## WHAT THE EXERCISE ASKS
Skip any picture you find and retype all the remaining lines exactly.

## PROVIDED DATA
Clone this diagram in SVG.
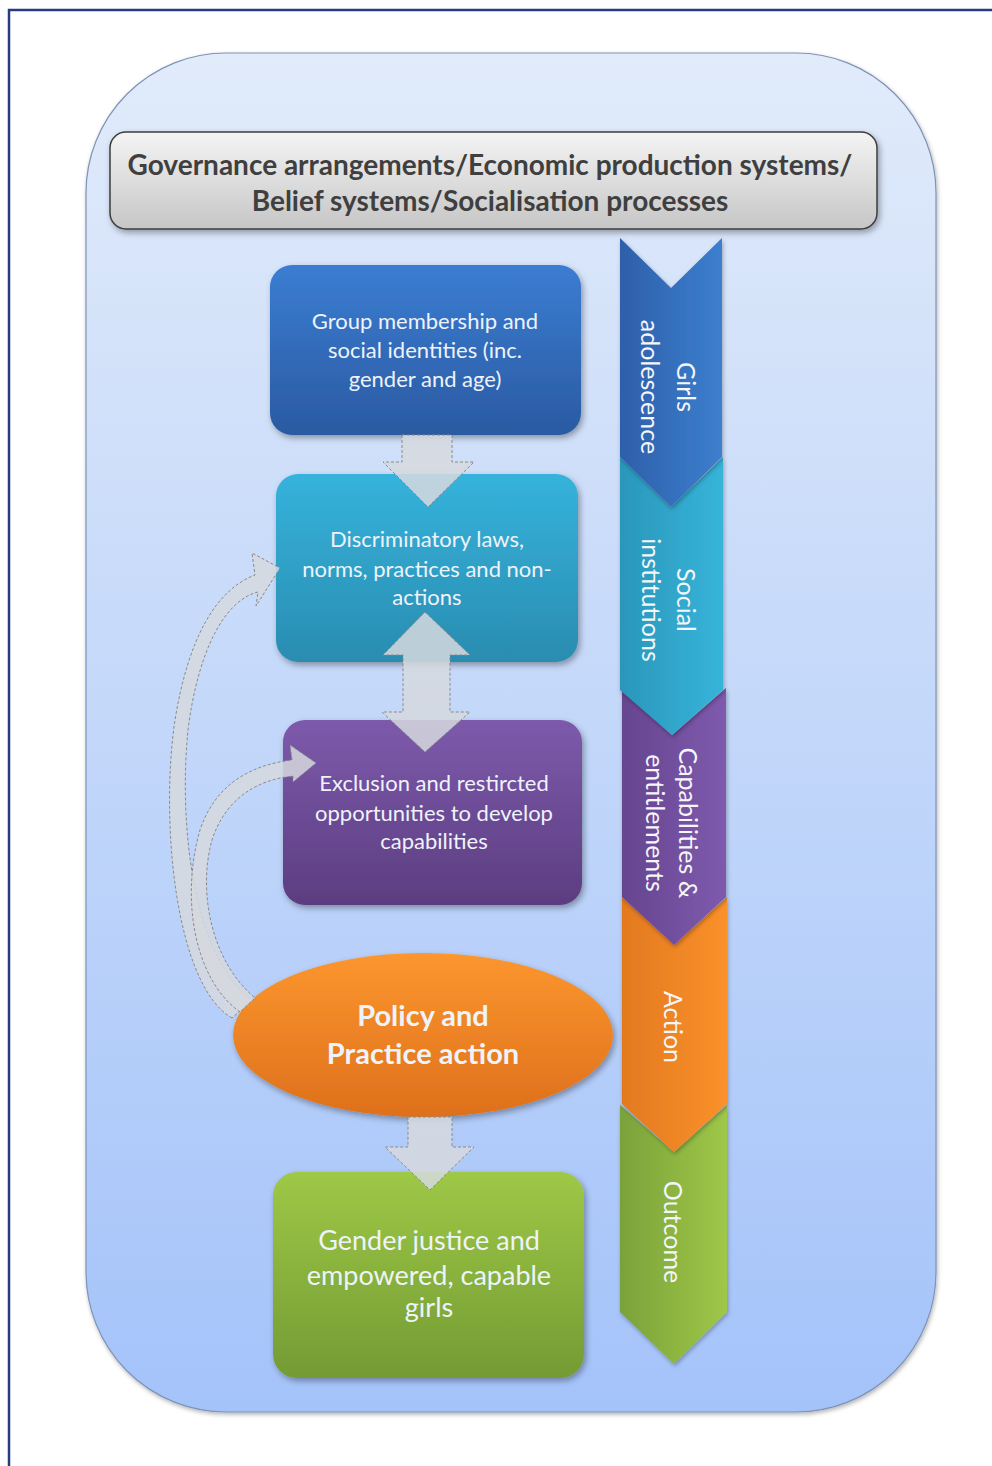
<svg xmlns="http://www.w3.org/2000/svg" width="992" height="1466" viewBox="0 0 992 1466">
<defs>
<linearGradient id="gFrame" x1="0" y1="0" x2="0" y2="1"><stop offset="0" stop-color="#E1EBFA"/><stop offset="1" stop-color="#A4C3FA"/></linearGradient>
<linearGradient id="gHead" x1="0" y1="0" x2="0" y2="1"><stop offset="0" stop-color="#F4F4F4"/><stop offset="1" stop-color="#C6C6C6"/></linearGradient>
<linearGradient id="gBlue" x1="0" y1="0" x2="0" y2="1"><stop offset="0" stop-color="#3B7DD2"/><stop offset="1" stop-color="#2A5AA2"/></linearGradient>
<linearGradient id="gCyan" x1="0" y1="0" x2="0" y2="1"><stop offset="0" stop-color="#35B3DC"/><stop offset="1" stop-color="#2A8CB0"/></linearGradient>
<linearGradient id="gPurp" x1="0" y1="0" x2="0" y2="1"><stop offset="0" stop-color="#7D5AAC"/><stop offset="1" stop-color="#5C3D80"/></linearGradient>
<linearGradient id="gOra" x1="0" y1="0" x2="0" y2="1"><stop offset="0" stop-color="#FC962E"/><stop offset="1" stop-color="#DE701C"/></linearGradient>
<linearGradient id="gGrn" x1="0" y1="0" x2="0" y2="1"><stop offset="0" stop-color="#9EC846"/><stop offset="1" stop-color="#739B34"/></linearGradient>
<linearGradient id="cBlue" x1="0" y1="0" x2="1" y2="0"><stop offset="0" stop-color="#2E5FAA"/><stop offset="1" stop-color="#3C7FCE"/></linearGradient>
<linearGradient id="cCyan" x1="0" y1="0" x2="1" y2="0"><stop offset="0" stop-color="#2A97BA"/><stop offset="1" stop-color="#37B4DA"/></linearGradient>
<linearGradient id="cPurp" x1="0" y1="0" x2="1" y2="0"><stop offset="0" stop-color="#66458F"/><stop offset="1" stop-color="#7F5AAE"/></linearGradient>
<linearGradient id="cOra" x1="0" y1="0" x2="1" y2="0"><stop offset="0" stop-color="#E3791F"/><stop offset="1" stop-color="#FA912A"/></linearGradient>
<linearGradient id="cGrn" x1="0" y1="0" x2="1" y2="0"><stop offset="0" stop-color="#7AA23A"/><stop offset="1" stop-color="#9FC748"/></linearGradient>
<filter id="sh" x="-10%" y="-10%" width="125%" height="130%"><feDropShadow dx="2" dy="3" stdDeviation="3" flood-color="#000" flood-opacity="0.35"/></filter>
<filter id="shs" x="-10%" y="-10%" width="125%" height="130%"><feDropShadow dx="1" dy="2" stdDeviation="2" flood-color="#000" flood-opacity="0.3"/></filter>
</defs>
<style>
.bt{font-family:Lato,"Open Sans","DejaVu Sans",sans-serif;fill:#EEF3FA;text-anchor:middle}
.hd{font-family:Lato,"Open Sans","DejaVu Sans",sans-serif;font-weight:bold;fill:#3F3F3F;text-anchor:middle;font-size:28px}
.ct{font-family:Lato,"Open Sans","DejaVu Sans",sans-serif;fill:#F4F6FA;text-anchor:middle;font-size:25px}
.arr{fill:#D6D9DE;fill-opacity:0.85;stroke:#8A8A8A;stroke-width:1;stroke-dasharray:3 2}
</style>
<rect width="992" height="1466" fill="#FFFFFF"/>
<path d="M9 1466 V10 H992" fill="none" stroke="#253C80" stroke-width="2.5"/>
<rect id="frame" x="86" y="53" width="850" height="1359" rx="140" fill="url(#gFrame)" stroke="#7E93B6" stroke-width="1.2" filter="url(#shs)"/>
<g id="header">
<rect x="110" y="132" width="767" height="97" rx="16" fill="url(#gHead)" stroke="#3C3C3C" stroke-width="1.5" filter="url(#sh)"/>
<text class="hd" x="490" y="175">Governance arrangements/Economic production systems/</text>
<text class="hd" x="490" y="211">Belief systems/Socialisation processes</text>
</g>
<g id="chevrons">
<g id="ch-green"><polygon points="620,1105 674,1152 727,1105 727,1312 674,1364 620,1312" fill="url(#cGrn)" filter="url(#shs)"/>
<text class="ct" transform="translate(673,1232) rotate(90)" x="0" y="9">Outcome</text></g>
<g id="ch-orange"><polygon points="622,897 674,945 727,897 727,1104 674,1152 622,1104" fill="url(#cOra)" filter="url(#shs)"/>
<text class="ct" transform="translate(673,1027) rotate(90)" x="0" y="9">Action</text></g>
<g id="ch-purple"><polygon points="622,688 672,735 726,688 726,897 674,945 622,897" fill="url(#cPurp)" filter="url(#shs)"/>
<text class="ct" transform="translate(671,823) rotate(90)"><tspan x="0" y="-8">Capabilities &amp;</tspan><tspan x="0" y="25">entitlements</tspan></text></g>
<g id="ch-cyan"><polygon points="620,457 671,507 723,457 723,690 672,735 620,690" fill="url(#cCyan)" filter="url(#shs)"/>
<text class="ct" transform="translate(668,600) rotate(90)"><tspan x="0" y="-9">Social</tspan><tspan x="0" y="26">institutions</tspan></text></g>
<g id="ch-blue"><polygon points="620,238 671,288 722,238 722,457 671,507 620,457" fill="url(#cBlue)" filter="url(#shs)"/>
<text class="ct" transform="translate(668,387) rotate(90)"><tspan x="0" y="-9">Girls</tspan><tspan x="0" y="27">adolescence</tspan></text></g>
</g>
<g id="n1">
<rect x="270" y="265" width="311" height="170" rx="22" fill="url(#gBlue)" filter="url(#sh)"/>
<text class="bt" font-size="22"><tspan x="425" y="329">Group membership and</tspan><tspan x="425" y="358">social identities  (inc.</tspan><tspan x="425" y="387">gender and age)</tspan></text>
</g>
<g id="n2">
<rect x="276" y="474" width="302" height="188" rx="22" fill="url(#gCyan)" filter="url(#sh)"/>
<text class="bt" font-size="22"><tspan x="427" y="547">Discriminatory laws,</tspan><tspan x="427" y="577">norms, practices and non-</tspan><tspan x="427" y="605">actions</tspan></text>
</g>
<g id="n3">
<rect x="283" y="720" width="299" height="185" rx="22" fill="url(#gPurp)" filter="url(#sh)"/>
<text class="bt" font-size="22"><tspan x="434" y="791">Exclusion and restircted</tspan><tspan x="434" y="821">opportunities to develop</tspan><tspan x="434" y="849">capabilities</tspan></text>
</g>
<g id="n4">
<ellipse cx="423" cy="1035" rx="190" ry="82" fill="url(#gOra)" filter="url(#sh)"/>
<text class="bt" font-size="29" font-weight="bold" fill="#FFF6EE"><tspan x="423" y="1026">Policy and</tspan><tspan x="423" y="1064">Practice action</tspan></text>
</g>
<g id="n5">
<rect x="273" y="1172" width="311" height="206" rx="24" fill="url(#gGrn)" filter="url(#sh)"/>
<text class="bt" font-size="27"><tspan x="429" y="1250">Gender justice and</tspan><tspan x="429" y="1285">empowered, capable</tspan><tspan x="429" y="1317">girls</tspan></text>
</g>
<g id="connectors">
<path class="arr" d="M402 435 H452 V462 H474 L428 507 L383 462 H402 Z"/>
<path class="arr" d="M425 612 L470 655 H450 V712 H470 L425 752 L382 712 H403 V655 H383 Z"/>
<path class="arr" d="M408 1117 H452 V1147 H474 L430 1190 L385 1147 H408 Z"/>
<path class="arr" d="M232 1018 C175 985 160 820 175 720 C188 640 215 590 255 575 L252 553 L280 568 L256 606 L258 592 C225 600 198 650 188 730 C178 830 195 960 252 1000 Z"/>
<path class="arr" d="M240 1012 C195 980 180 900 200 830 C215 785 250 765 292 760 L290 745 L316 763 L293 782 L293 776 C255 780 225 800 212 840 C198 890 210 960 255 998 Z"/>
</g>
</svg>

## TASK RESPONSE
Clone this diagram in SVG.
<svg xmlns="http://www.w3.org/2000/svg" width="992" height="1466" viewBox="0 0 992 1466">
<defs>
<linearGradient id="gFrame" x1="0" y1="0" x2="0" y2="1"><stop offset="0" stop-color="#E1EBFA"/><stop offset="1" stop-color="#A4C3FA"/></linearGradient>
<linearGradient id="gHead" x1="0" y1="0" x2="0" y2="1"><stop offset="0" stop-color="#F4F4F4"/><stop offset="1" stop-color="#C6C6C6"/></linearGradient>
<linearGradient id="gBlue" x1="0" y1="0" x2="0" y2="1"><stop offset="0" stop-color="#3B7DD2"/><stop offset="1" stop-color="#2A5AA2"/></linearGradient>
<linearGradient id="gCyan" x1="0" y1="0" x2="0" y2="1"><stop offset="0" stop-color="#35B3DC"/><stop offset="1" stop-color="#2A8CB0"/></linearGradient>
<linearGradient id="gPurp" x1="0" y1="0" x2="0" y2="1"><stop offset="0" stop-color="#7D5AAC"/><stop offset="1" stop-color="#5C3D80"/></linearGradient>
<linearGradient id="gOra" x1="0" y1="0" x2="0" y2="1"><stop offset="0" stop-color="#FC962E"/><stop offset="1" stop-color="#DE701C"/></linearGradient>
<linearGradient id="gGrn" x1="0" y1="0" x2="0" y2="1"><stop offset="0" stop-color="#9EC846"/><stop offset="1" stop-color="#739B34"/></linearGradient>
<linearGradient id="cBlue" x1="0" y1="0" x2="1" y2="0"><stop offset="0" stop-color="#2E5FAA"/><stop offset="1" stop-color="#3C7FCE"/></linearGradient>
<linearGradient id="cCyan" x1="0" y1="0" x2="1" y2="0"><stop offset="0" stop-color="#2A97BA"/><stop offset="1" stop-color="#37B4DA"/></linearGradient>
<linearGradient id="cPurp" x1="0" y1="0" x2="1" y2="0"><stop offset="0" stop-color="#66458F"/><stop offset="1" stop-color="#7F5AAE"/></linearGradient>
<linearGradient id="cOra" x1="0" y1="0" x2="1" y2="0"><stop offset="0" stop-color="#E3791F"/><stop offset="1" stop-color="#FA912A"/></linearGradient>
<linearGradient id="cGrn" x1="0" y1="0" x2="1" y2="0"><stop offset="0" stop-color="#7AA23A"/><stop offset="1" stop-color="#9FC748"/></linearGradient>
<filter id="sh" x="-10%" y="-10%" width="125%" height="130%"><feDropShadow dx="2" dy="3" stdDeviation="3" flood-color="#000" flood-opacity="0.35"/></filter>
<filter id="shs" x="-10%" y="-10%" width="125%" height="130%"><feDropShadow dx="1" dy="2" stdDeviation="2" flood-color="#000" flood-opacity="0.3"/></filter>
</defs>
<style>
.bt{font-family:Lato,"Open Sans","DejaVu Sans",sans-serif;fill:#EEF3FA;text-anchor:middle}
.hd{font-family:Lato,"Open Sans","DejaVu Sans",sans-serif;font-weight:bold;fill:#3F3F3F;text-anchor:middle;font-size:28px}
.ct{font-family:Lato,"Open Sans","DejaVu Sans",sans-serif;fill:#F4F6FA;text-anchor:middle;font-size:25px}
.arr{fill:#D6D9DE;fill-opacity:0.85;stroke:#8A8A8A;stroke-width:1;stroke-dasharray:3 2}
</style>
<rect width="992" height="1466" fill="#FFFFFF"/>
<path d="M9 1466 V10 H992" fill="none" stroke="#253C80" stroke-width="2.5"/>
<rect id="frame" x="86" y="53" width="850" height="1359" rx="140" fill="url(#gFrame)" stroke="#7E93B6" stroke-width="1.2" filter="url(#shs)"/>
<g id="header">
<rect x="110" y="132" width="767" height="97" rx="16" fill="url(#gHead)" stroke="#3C3C3C" stroke-width="1.5" filter="url(#sh)"/>
<text class="hd" x="490" y="175">Governance arrangements/Economic production systems/</text>
<text class="hd" x="490" y="211">Belief systems/Socialisation processes</text>
</g>
<g id="chevrons">
<g id="ch-green"><polygon points="620,1105 674,1152 727,1105 727,1312 674,1364 620,1312" fill="url(#cGrn)" filter="url(#shs)"/>
<text class="ct" transform="translate(673,1232) rotate(90)" x="0" y="9">Outcome</text></g>
<g id="ch-orange"><polygon points="622,897 674,945 727,897 727,1104 674,1152 622,1104" fill="url(#cOra)" filter="url(#shs)"/>
<text class="ct" transform="translate(673,1027) rotate(90)" x="0" y="9">Action</text></g>
<g id="ch-purple"><polygon points="622,688 672,735 726,688 726,897 674,945 622,897" fill="url(#cPurp)" filter="url(#shs)"/>
<text class="ct" transform="translate(671,823) rotate(90)"><tspan x="0" y="-8">Capabilities &amp;</tspan><tspan x="0" y="25">entitlements</tspan></text></g>
<g id="ch-cyan"><polygon points="620,457 671,507 723,457 723,690 672,735 620,690" fill="url(#cCyan)" filter="url(#shs)"/>
<text class="ct" transform="translate(668,600) rotate(90)"><tspan x="0" y="-9">Social</tspan><tspan x="0" y="26">institutions</tspan></text></g>
<g id="ch-blue"><polygon points="620,238 671,288 722,238 722,457 671,507 620,457" fill="url(#cBlue)" filter="url(#shs)"/>
<text class="ct" transform="translate(668,387) rotate(90)"><tspan x="0" y="-9">Girls</tspan><tspan x="0" y="27">adolescence</tspan></text></g>
</g>
<g id="n1">
<rect x="270" y="265" width="311" height="170" rx="22" fill="url(#gBlue)" filter="url(#sh)"/>
<text class="bt" font-size="22"><tspan x="425" y="329">Group membership and</tspan><tspan x="425" y="358">social identities  (inc.</tspan><tspan x="425" y="387">gender and age)</tspan></text>
</g>
<g id="n2">
<rect x="276" y="474" width="302" height="188" rx="22" fill="url(#gCyan)" filter="url(#sh)"/>
<text class="bt" font-size="22"><tspan x="427" y="547">Discriminatory laws,</tspan><tspan x="427" y="577">norms, practices and non-</tspan><tspan x="427" y="605">actions</tspan></text>
</g>
<g id="n3">
<rect x="283" y="720" width="299" height="185" rx="22" fill="url(#gPurp)" filter="url(#sh)"/>
<text class="bt" font-size="22"><tspan x="434" y="791">Exclusion and restircted</tspan><tspan x="434" y="821">opportunities to develop</tspan><tspan x="434" y="849">capabilities</tspan></text>
</g>
<g id="n4">
<ellipse cx="423" cy="1035" rx="190" ry="82" fill="url(#gOra)" filter="url(#sh)"/>
<text class="bt" font-size="29" font-weight="bold" fill="#FFF6EE"><tspan x="423" y="1026">Policy and</tspan><tspan x="423" y="1064">Practice action</tspan></text>
</g>
<g id="n5">
<rect x="273" y="1172" width="311" height="206" rx="24" fill="url(#gGrn)" filter="url(#sh)"/>
<text class="bt" font-size="27"><tspan x="429" y="1250">Gender justice and</tspan><tspan x="429" y="1285">empowered, capable</tspan><tspan x="429" y="1317">girls</tspan></text>
</g>
<g id="connectors">
<path class="arr" d="M402 435 H452 V462 H474 L428 507 L383 462 H402 Z"/>
<path class="arr" d="M425 612 L470 655 H450 V712 H470 L425 752 L382 712 H403 V655 H383 Z"/>
<path class="arr" d="M408 1117 H452 V1147 H474 L430 1190 L385 1147 H408 Z"/>
<path class="arr" d="M232 1018 C175 985 160 820 175 720 C188 640 215 590 255 575 L252 553 L280 568 L256 606 L258 592 C225 600 198 650 188 730 C178 830 195 960 252 1000 Z"/>
<path class="arr" d="M240 1012 C195 980 180 900 200 830 C215 785 250 765 292 760 L290 745 L316 763 L293 782 L293 776 C255 780 225 800 212 840 C198 890 210 960 255 998 Z"/>
</g>
</svg>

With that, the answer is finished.